We lived in a wonderful place in those days. About 50 yards behind our house, under a massive red oak, was a big open sand pit. I spent hours there with those army men, planning massive battles, organizing tented encampments, building fortified pillboxes and machine gun nests with twigs and acorns and dirt clods. I imagine that if I were to go to that sacred place yet today, even after walking through it for the last time some 25 years ago, I might still uncover some lost and forlorn soldier, his arm forever primed and ready to hurl a grenade at enemy troops.
By the time my attention turned to basketball and girls and playing my brother’s 45s on our portable record player, I had planned to annihilate my army men in one last Armageddon, but luckily, I never did. They collected dust under my bed for years until I left home and packed them away to await the arrival of my own kids.

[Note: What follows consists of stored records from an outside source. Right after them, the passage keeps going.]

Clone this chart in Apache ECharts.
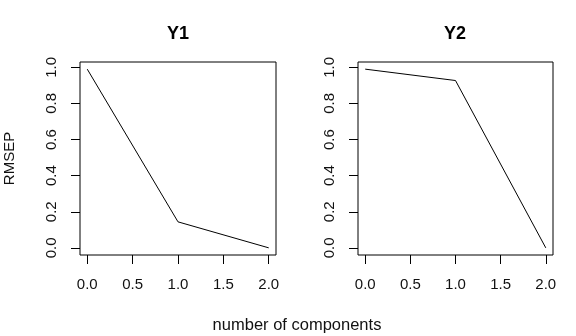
<!DOCTYPE html>
<html>
<head>
<meta charset="utf-8">
<script src="https://cdn.jsdelivr.net/npm/echarts@6/dist/echarts.min.js"></script>
<style>
  html, body { margin: 0; padding: 0; background: #fff; }
  #chart { width: 576px; height: 336px; }
</style>
</head>
<body>
<div id="chart"></div>
<script>
// Number of components on the x axis
const components = [0, 1, 2];
// RMSEP per response
const rmsepY1 = [0.99, 0.144, 0.0];
const rmsepY2 = [0.99, 0.927, 0.0];
// Tick labels
const xTicks = [0, 0.5, 1, 1.5, 2];
const yTicks = [0, 0.2, 0.4, 0.6, 0.8, 1.0];
const panelTitles = ['Y1', 'Y2'];

const FONT = '"Liberation Sans", Arial, sans-serif';

// Axis range extended by 4% on each side
function padRange(vals) {
  const lo = Math.min(...vals), hi = Math.max(...vals);
  const pad = (hi - lo) * 0.04;
  return [lo - pad, hi + pad];
}

const xr = padRange(components);
const grids = [
  { left: 80, top: 62, width: 196, height: 193 },
  { left: 358, top: 62, width: 195, height: 193 }
];

function xAxisFor(i) {
  return {
    type: 'value', gridIndex: i, min: xr[0], max: xr[1],
    axisLine: { show: false, onZero: false },
    splitLine: { show: false },
    axisTick: { show: true, length: 9, customValues: xTicks, lineStyle: { color: '#000', width: 1 } },
    axisLabel: { show: true, customValues: xTicks, margin: 22, color: '#111', fontFamily: FONT, fontSize: 15,
      formatter: v => v.toFixed(1) }
  };
}
function yAxisFor(i, vals) {
  const yr = padRange(vals);
  return {
    type: 'value', gridIndex: i, min: yr[0], max: yr[1],
    axisLine: { show: false, onZero: false },
    splitLine: { show: false },
    axisTick: { show: true, length: 9, customValues: yTicks, lineStyle: { color: '#000', width: 1 } },
    axisLabel: { show: true, customValues: yTicks, rotate: 90, margin: 21, color: '#111', fontFamily: FONT, fontSize: 15,
      formatter: v => v.toFixed(1) }
  };
}

const series = [rmsepY1, rmsepY2].map((vals, i) => ({
  type: 'line', xAxisIndex: i, yAxisIndex: i,
  data: components.map((c, k) => [c, vals[k]]),
  showSymbol: false, symbol: 'none',
  lineStyle: { color: '#000', width: 1 },
  animation: false
}));

const chart = echarts.init(document.getElementById('chart'), null, { renderer: 'canvas' });
chart.setOption({
  animation: false,
  backgroundColor: '#fff',
  grid: grids.map(g => Object.assign({ show: true, borderColor: '#000', borderWidth: 1, backgroundColor: 'transparent' }, g)),
  xAxis: [xAxisFor(0), xAxisFor(1)],
  yAxis: [yAxisFor(0, rmsepY1), yAxisFor(1, rmsepY2)],
  series: series,
  graphic: [
    { type: 'text', x: 178, y: 34, style: { text: panelTitles[0], fontFamily: FONT, fontSize: 18, fontWeight: 'bold', fill: '#000', textAlign: 'center', textVerticalAlign: 'middle' } },
    { type: 'text', x: 455, y: 34, style: { text: panelTitles[1], fontFamily: FONT, fontSize: 18, fontWeight: 'bold', fill: '#000', textAlign: 'center', textVerticalAlign: 'middle' } },
    { type: 'text', x: 10, y: 158.5, rotation: Math.PI / 2, style: { text: 'RMSEP', fontFamily: FONT, fontSize: 15, fill: '#111', textAlign: 'center', textVerticalAlign: 'middle' } },
    { type: 'text', x: 297, y: 325, style: { text: 'number of components', fontFamily: FONT, fontSize: 16.5, fill: '#111', textAlign: 'center', textVerticalAlign: 'middle' } }
  ]
});
</script>
</body>
</html>
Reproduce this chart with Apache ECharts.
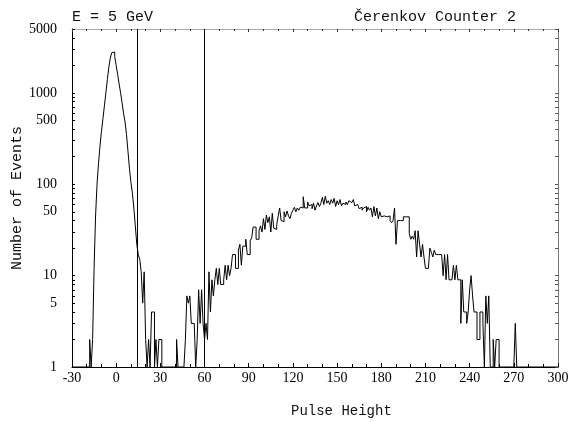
<!DOCTYPE html>
<html>
<head>
<meta charset="utf-8">
<script src="https://cdn.jsdelivr.net/npm/echarts@6/dist/echarts.min.js"></script>
<style>
html,body{margin:0;padding:0;background:#fff;}
#c{width:580px;height:422px;}
</style>
</head>
<body>
<div id="c"></div>
<script>
// Histogram: counts per 1-unit bin, first bin starts at x = -30
const binStart = -30;
const counts = [
  0,0,0,0,0,0,0,0,0,0,                       // -30..-21
  0,0,2,1,2,12,45,100,170,260,               // -20..-11
  380,520,720,1000,1400,1900,2400,2750,2800,2500, // -10..-1
  2000,1600,1250,1000,780,600,480,350,230,150,    // 0..9
  105,80,55,35,22,17,15,11,5,11,             // 10..19
  2,0,2,0,4,4,0,2,1,2,                       // 20..29
  2,0,0,0,0,0,0,0,0,0,                       // 30..39
  0,2,0,0,0,0,0,2,6,5,                       // 40..49
  6,3,3,3,1,2,7,3,7,3,                       // 50..59
  2,3,2,11,4,9,6,9,12,8,                     // 60..69
  12,8,8,9,13,9,13,10,12,17,                 // 70..79
  17,12,12,19,22,13,21,21,25,17,             // 80..89
  17,24,26,34,34,25,25,31,35,30,             // 90..99
  42,32,46,38,44,30,48,33,32,36,             // 100..109
  45,55,40,39,50,44,51,45,42,48,             // 110..119
  52,56,50,55,52,56,55,73,55,55,             // 120..129
  64,58,60,54,62,52,58,63,57,62,             // 130..139
  72,60,74,62,66,60,68,62,70,57,             // 140..149
  66,60,68,58,62,60,64,60,66,63,             // 150..159
  62,68,58,60,60,54,56,52,55,57,             // 160..169
  50,56,52,55,44,57,45,55,42,50,             // 170..179
  44,45,46,44,42,45,40,38,40,55,             // 180..189
  22,40,40,42,40,44,44,44,44,29,             // 190..199
  25,27,25,31,16,31,22,16,22,16,             // 200..209
  12,12,12,20,18,16,19,17,17,17,             // 210..219
  17,17,10,17,9,17,9,9,9,13,                 // 220..229
  9,13,9,9,3,9,4,4,3,4,                      // 230..239
  7,10,6,4,4,2,2,4,4,3,                      // 240..249
  0,6,3,6,0,0,2,1,2,2,                       // 250..259
  0,0,0,0,0,0,0,0,0,0,                       // 260..269
  0,3,0,0,0,0,0,0,0,0,                       // 270..279
  0,0,0,0,0,0,0,0,0,0,                       // 280..289
  0,0,0,0,0,0,0,0,0,0                        // 290..299
];
const cutLines = [14.5, 59.5];
const xTicks = [-30, 0, 30, 60, 90, 120, 150, 180, 210, 240, 270, 300];
const yLabels = [1, 5, 10, 50, 100, 500, 1000, 5000];
const yTicks = [1,2,3,4,5,6,7,8,9,10,20,30,40,50,60,70,80,90,100,200,300,400,500,600,700,800,900,1000,2000,3000,4000,5000];
const titleLeft = 'E = 5 GeV';
const titleRight = 'Čerenkov Counter 2';
const xName = 'Pulse Height';
const yName = 'Number of Events';

const xMin = xTicks[0], xMax = xTicks[xTicks.length - 1];
const yMin = yLabels[0], yMax = yLabels[yLabels.length - 1];

// step points at bin left edges, plus closing point at right edge
const pts = counts.map((v, i) => [binStart + i, Math.max(v, yMin)]);
pts.push([binStart + counts.length, Math.max(counts[counts.length - 1], yMin)]);

const labFont = 'Liberation Serif';
const txtFont = 'Liberation Mono';

const chart = echarts.init(document.getElementById('c'), null, {renderer: 'canvas'});
chart.setOption({
  animation: false,
  backgroundColor: '#fff',
  grid: {left: 72, right: 22, top: 29, bottom: 55, containLabel: false, outerBoundsMode: 'none'},
  title: [
    {text: titleLeft, left: 67, top: 5, textStyle: {fontFamily: txtFont, fontSize: 15, fontWeight: 'normal', color: '#111'}},
    {text: titleRight, left: 349, top: 5, textStyle: {fontFamily: txtFont, fontSize: 15, fontWeight: 'normal', color: '#111'}}
  ],
  graphic: [
    {type: 'text', left: 291, top: 404, style: {text: xName, font: '14px "Liberation Mono"', fill: '#111'}}
  ],
  xAxis: [
    {
      type: 'value', min: xMin, max: xMax, interval: 30,
      axisLine: {show: true, onZero: false, lineStyle: {color: '#000', width: 1}},
      axisTick: {show: true, inside: true, length: 4, lineStyle: {color: '#000'}},
      minorTick: {show: true, splitNumber: 3, length: 3, lineStyle: {color: '#000'}},
      axisLabel: {show: true, margin: 4, fontFamily: labFont, fontSize: 14, color: '#000',
        customValues: xTicks, formatter: v => String(v)},
      splitLine: {show: false}
    },
    {
      type: 'value', min: xMin, max: xMax, interval: 30, position: 'top',
      axisLine: {show: true, onZero: false, lineStyle: {color: '#aaa', width: 1}},
      axisTick: {show: true, inside: true, length: 3, lineStyle: {color: '#333'}},
      minorTick: {show: true, splitNumber: 3, length: 2, lineStyle: {color: '#333'}},
      axisLabel: {show: false},
      splitLine: {show: false}
    }
  ],
  yAxis: [
    {
      type: 'log', logBase: 10, min: yMin, max: yMax,
      name: yName, nameLocation: 'middle', nameGap: 47, nameRotate: 90, nameMoveOverlap: false,
      nameTextStyle: {fontFamily: txtFont, fontSize: 15, color: '#111'},
      axisLine: {show: true, onZero: false, lineStyle: {color: '#000', width: 1}},
      axisTick: {show: true, inside: true, length: 3, lineStyle: {color: '#000'}, customValues: yTicks},
      axisLabel: {show: true, margin: 15, fontFamily: labFont, fontSize: 14, color: '#000',
        customValues: yLabels, formatter: v => String(Math.round(v))},
      splitLine: {show: false}
    },
    {
      type: 'log', logBase: 10, min: yMin, max: yMax, position: 'right',
      axisLine: {show: true, onZero: false, lineStyle: {color: '#777', width: 1}},
      axisTick: {show: true, inside: true, length: 3, lineStyle: {color: '#555'}, customValues: yTicks},
      axisLabel: {show: false},
      splitLine: {show: false}
    }
  ],
  series: [
    {
      type: 'line', step: 'end', xAxisIndex: 0, yAxisIndex: 0,
      data: pts, showSymbol: false, symbol: 'none',
      lineStyle: {color: '#000', width: 1},
      clip: true,
      markLine: {
        silent: true, symbol: 'none', label: {show: false},
        lineStyle: {color: '#000', type: 'solid', width: 1},
        data: cutLines.map(v => ({xAxis: v}))
      }
    }
  ]
});
</script>
</body>
</html>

When I was young, war was just a game. No one ever really died. My screams and moaning agonies were, thankfully, as phony as the movies I watched and the plastic men with which I played. I know better now; the casualty lists that accompanied Walter Cronkite’s voice on the evening news in the late 1960s sobered me some, and unfortunately have been replaced by no less tragic numbers from Iraq and Afghanistan.
But, in those days, I knew none of that, and the hours I spent with those soldiers, and on off days with my Fort Apache set or Civil War troops, was time using my imagination.
It’s too bad that all wars can’t be fought that way.